Late in the season while playing Victor Valley College, Munoz-Alvarez would finally have a chance to visit his father.

Having asked permission to leave from the game to get the chance to see his father again he would be faced with a tough decision on visiting his father or sticking around and helping his team by playing football.

Understanding that football was a big part of his future he made the decision to play.

“I had to make a decision that was really tough, see my dad while he was still here or play for ELAC on Saturday. I talked to my dad about it and he said it was ok,” Munoz-Alvarez said.

That game would end up being one of his best as he scored three touchdowns. The game was covered in the local newspaper and he would find out that his father would read about his big game in the newspaper.

“He would tell all his friends in the detention center about me and my brother. He’s our biggest fan.
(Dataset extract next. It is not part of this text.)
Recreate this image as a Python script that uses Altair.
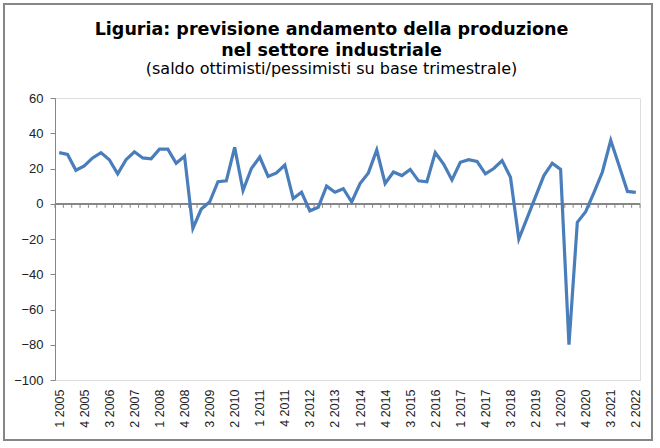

The following day he would pick up a newspaper and read about it,” Munoz-Alvarez said.

Like most student athletes, Bryan Munoz-Alvarez spends his time between football practice and classes while trying to make time for personal life.

He finds motivation in knowing that his actions serve as positive examples to not only his son but also his younger sisters and brothers.

“ELAC’s been great to me and I’m moving on to the next level. It was an important year for everyone all around, my dad not being here is hard but at the end of the day we do it for him,” Munoz-Alvarez said.

Aspirations of being the first member of his family to graduate from college, while continuing to play football is what drives him forward in his pursuit.

“It’s been fortunate that I have football. Without it I wouldn’t have half of the stuff I have. It’s been my security blanket,” Munoz-Alvarez said.

Life has constantly changed for him but one thing is certain that with every turn he makes adjustments.

That day his mother handed him that flyer and asked him to try out changed his life and provided a sport that would always be there for him in his time of need.

Munoz-Alvarez would stop to reflect, as he would say “From where I started, it has taken me to somewhere I never imagined I would be.”